Robert Mugabe made the remaining vestiges of colonialism in Africa his top target. The independence of Zimbabwe was meaningless unless South Africa and Namibia were free, he would declare.

That required a colossal effort and monumental human sacrifice. Zimbabwean lives were lost in pursuit of that African dream. But the biggest test would come at the expiry of the entrenched ten year clause regarding the land issue in the Lancaster House Agreement.

The willing-buyer-willing-seller clause fell away and was duly replaced by the compulsory Acquisition Act, but Robert Mugabe would delay the compulsory acquisitions of former white commercial farms because he feared that might complicate the South African independence struggle.

Imagine the land reform programme in 2000 happening in 1991. The South African whites, with the absolute support of the West, would never have let South Africa go for fear that the country would experience a similar land reform programme.

I wonder whether South Africans are aware of that fact. But even if they know, what difference would it make anyway? It's only now they seem to appreciate the role Africa played in their freedom.

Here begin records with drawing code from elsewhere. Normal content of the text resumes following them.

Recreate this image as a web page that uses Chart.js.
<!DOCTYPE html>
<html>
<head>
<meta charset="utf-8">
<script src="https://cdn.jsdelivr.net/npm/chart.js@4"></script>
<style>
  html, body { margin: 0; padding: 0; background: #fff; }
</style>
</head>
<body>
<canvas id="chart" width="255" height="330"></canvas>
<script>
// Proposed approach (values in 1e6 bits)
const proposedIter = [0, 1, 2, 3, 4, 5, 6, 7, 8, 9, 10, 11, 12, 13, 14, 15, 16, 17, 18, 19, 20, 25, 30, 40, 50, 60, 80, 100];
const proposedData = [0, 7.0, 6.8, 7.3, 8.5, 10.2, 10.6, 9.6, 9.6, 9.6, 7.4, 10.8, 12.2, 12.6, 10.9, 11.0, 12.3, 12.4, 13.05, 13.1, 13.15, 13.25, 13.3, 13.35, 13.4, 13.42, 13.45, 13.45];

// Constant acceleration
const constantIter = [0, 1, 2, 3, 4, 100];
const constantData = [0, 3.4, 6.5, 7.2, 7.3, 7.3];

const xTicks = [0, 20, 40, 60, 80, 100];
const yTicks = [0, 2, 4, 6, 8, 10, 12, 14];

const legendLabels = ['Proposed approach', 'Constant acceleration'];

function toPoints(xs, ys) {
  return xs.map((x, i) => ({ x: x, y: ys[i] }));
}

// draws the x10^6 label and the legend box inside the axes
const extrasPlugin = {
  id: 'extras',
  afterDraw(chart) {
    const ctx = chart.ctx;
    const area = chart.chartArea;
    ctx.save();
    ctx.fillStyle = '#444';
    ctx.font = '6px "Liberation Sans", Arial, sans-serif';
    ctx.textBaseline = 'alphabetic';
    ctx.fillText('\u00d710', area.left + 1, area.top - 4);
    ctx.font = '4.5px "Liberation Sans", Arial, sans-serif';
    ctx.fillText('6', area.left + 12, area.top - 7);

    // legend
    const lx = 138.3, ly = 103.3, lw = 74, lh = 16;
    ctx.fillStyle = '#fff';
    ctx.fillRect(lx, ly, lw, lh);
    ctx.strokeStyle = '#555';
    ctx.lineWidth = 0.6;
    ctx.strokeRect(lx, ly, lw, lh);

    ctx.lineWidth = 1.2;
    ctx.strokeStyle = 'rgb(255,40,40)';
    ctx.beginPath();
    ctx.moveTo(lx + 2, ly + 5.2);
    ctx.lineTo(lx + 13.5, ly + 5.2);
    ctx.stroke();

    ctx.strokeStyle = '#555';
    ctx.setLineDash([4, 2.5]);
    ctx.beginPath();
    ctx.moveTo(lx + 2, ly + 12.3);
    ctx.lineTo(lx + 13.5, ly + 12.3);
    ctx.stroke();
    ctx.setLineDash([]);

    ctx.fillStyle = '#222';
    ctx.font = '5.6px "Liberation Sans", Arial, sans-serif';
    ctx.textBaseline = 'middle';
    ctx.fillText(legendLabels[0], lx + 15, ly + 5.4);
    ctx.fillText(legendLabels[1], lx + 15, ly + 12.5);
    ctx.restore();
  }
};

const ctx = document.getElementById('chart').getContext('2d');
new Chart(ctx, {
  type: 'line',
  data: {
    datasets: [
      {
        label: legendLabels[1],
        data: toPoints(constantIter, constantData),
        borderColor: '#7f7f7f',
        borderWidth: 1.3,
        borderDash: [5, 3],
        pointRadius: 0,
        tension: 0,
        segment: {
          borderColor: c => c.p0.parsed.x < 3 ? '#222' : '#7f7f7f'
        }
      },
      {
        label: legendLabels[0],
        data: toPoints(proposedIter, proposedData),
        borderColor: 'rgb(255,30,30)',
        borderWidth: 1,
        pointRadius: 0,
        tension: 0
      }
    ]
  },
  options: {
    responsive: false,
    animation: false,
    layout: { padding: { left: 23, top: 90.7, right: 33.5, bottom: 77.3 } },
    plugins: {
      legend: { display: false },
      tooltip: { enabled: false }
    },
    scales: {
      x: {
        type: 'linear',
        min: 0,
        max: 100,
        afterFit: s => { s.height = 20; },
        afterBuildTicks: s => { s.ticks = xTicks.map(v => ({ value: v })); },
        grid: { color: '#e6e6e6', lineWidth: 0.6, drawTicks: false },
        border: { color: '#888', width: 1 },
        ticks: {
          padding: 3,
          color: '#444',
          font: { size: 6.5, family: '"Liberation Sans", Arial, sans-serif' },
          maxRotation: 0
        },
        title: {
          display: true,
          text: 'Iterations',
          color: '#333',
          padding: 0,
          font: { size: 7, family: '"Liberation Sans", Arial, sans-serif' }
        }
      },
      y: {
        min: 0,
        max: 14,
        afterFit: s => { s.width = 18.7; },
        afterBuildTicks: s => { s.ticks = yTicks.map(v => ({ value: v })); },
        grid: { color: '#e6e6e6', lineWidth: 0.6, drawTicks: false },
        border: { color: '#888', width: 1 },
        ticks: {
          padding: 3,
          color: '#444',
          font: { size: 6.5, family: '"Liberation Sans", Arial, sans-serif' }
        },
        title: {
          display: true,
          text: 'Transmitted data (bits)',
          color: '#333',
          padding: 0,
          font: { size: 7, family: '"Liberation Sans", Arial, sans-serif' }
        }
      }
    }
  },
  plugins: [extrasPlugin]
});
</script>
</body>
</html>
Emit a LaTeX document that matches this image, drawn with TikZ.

The whites had misled them to believe they were not part of Africa and they believed it.

It's the Namibians who openly appreciate the role that Africa, particularly Zimbabwe, played in their freedom.

But it would be naive to blame the South African people for such lack of appreciation. Such appreciation doesn't happen on its own. It requires political leadership to foster it. It requires a political leader to sow it in the hearts of the people.

Robert Mugabe is one such leader. For some strange reason, Nelson Mandela did not plant it in his people thus setting a disastrous precedent that Thabo Mbeki grappled with and Jacob Zuma is still grappling with.

He is finding it difficult to convince his people they are Africans. The xenophobic attacks that occasionally occur in South Africa are largely a result of people who view themselves apart from the other Africans. Robert Mugabe's pan-Africanist ideals extend to his love to see peace and stability on the continent.

When he went into the inclusive government with the MDC, there were muted voices within his own party, Zanu-PF that he had sold out, that he should not have gone into a partnership with counter-revolutionaries and agents of the West.

But that was a mere reflection of his personality. If he could assist Frelimo forge a working relationship with Renamo, who began as bandits created by Rhodesians to frustrate Mozambique's effort to support the Zimbabwean liberation struggle, how could he deny that for himself and his country?

If he could assist Frelimo to work with Renamo, a grouping that had no political agenda, how could he deny the same for his country in the face of a similar grouping called MDC, created by the West to safeguard their interests?

Zimbabwe's foray into the DRC together with Namibia and Angola was a pan-Africanist mission to stop the country from descending into mayhem and President Mugabe was instrumental in that decision.

In the end, the whole DRC campaign was painted to appear as if it was Zimbabwe alone that was there. After everything else has been written and said, Robert Mugabe is a true pan-Africanist.

But then, one cannot help thinking about the tears in the old woman's eyes as she bemoaned that he might be the President of Zimbabwe but besides the love for the well-being of his people, he has nothing much to show for it. And that his children might live on hand-outs when he eventually dies.